Public school in Texas, United States

Munday High School is a public high school located in Munday, Texas (USA) and classified as a 2A school by the UIL. It is part of the Munday Consolidated Independent School District located in southeastern Knox County. In 2003, neighboring Goree High School in Goree, Texas was consolidated with Munday and all high school grades began attending Munday. Munday High School became known "officially" as Munday Secondary School not long after the merger with Goree. The Goree school became a junior high school for the district until 2009 when the school closed and those students were transferred to Munday. In 2015, the school was rated "Met Standard" by the Texas Education Agency.

==Unique Nickname==
Munday Moguls - This name was adopted in 1925 in honor of fierce warriors who conquered part of India. The girls' teams are known as "Mogulettes."

==Athletics==
The Munday Moguls compete in the following sports -

Cross Country, Volleyball, Football, Basketball, Golf, Tennis, & Track

===State Titles===
Munday (UIL)

- Girls Cross Country -
  - 1988(1A), 1989(1A)
- Football -
  - 1984(1A), 2007(1A/D1), 2012 (1A/D2)
- Boys Track -
  - 1985(1A), 1988(1A), 1990(1A), 1991(1A), 2011(1A), 2012(1A), 2013(1A)
- Girls Track -
  - 1988(1A), 1989(1A), 1990(1A), 1991(1A), 1999(1A)

Munday Dunbar (PVIL)

- Boys Track -
  - 1964(PVIL-B)

==Theatre==
- One Act Play -
  - 1993(1A) - Daddy's Dyin',(Who's Got the Will?)
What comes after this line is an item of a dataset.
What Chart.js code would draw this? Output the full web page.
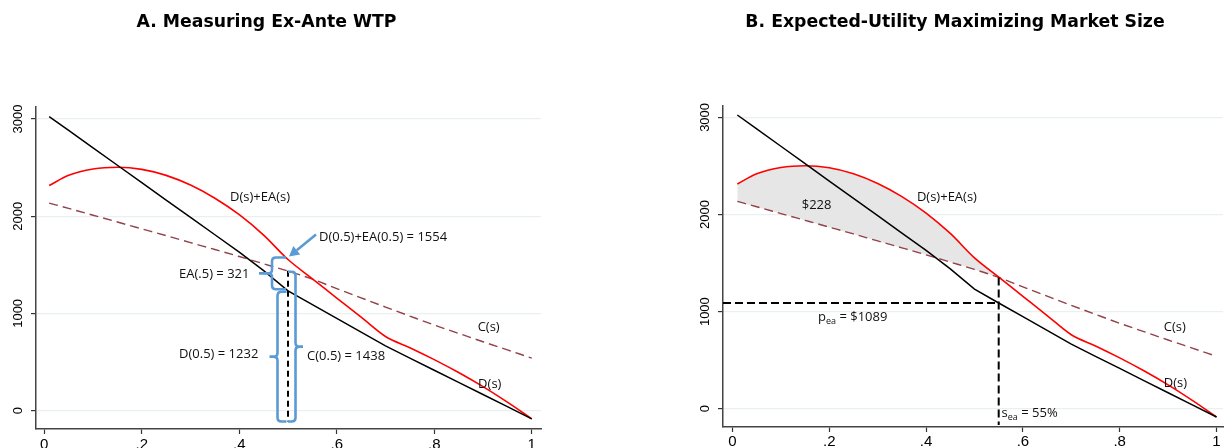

Munday High School has advanced to the State One Act Play Meet 9 times winning one State Championship (1993), finishing 2nd runner-up (1997) and 1st runner-up (2008).

==Band==

- UIL Marching Band Sweepstakes Champion -
  - 1995(1A)

The Munday High School Purple Cloud Band has also won the Texas 1A Honor Band Competition twice, in 1994 and 2000.

==Academics==
- UIL Journalism Champions
  - 1964(1A)
- UIL Team Debate Champions
  - 1965(1A), 1966(1A), 1969(1A)

==Notable alumni==
- Glen Amerson (born November 24, 1938) was an American football defensive back for the Philadelphia Eagles of the National Football League.
- L. J. Collier is an American football defensive end for the Seattle Seahawks of the National Football League.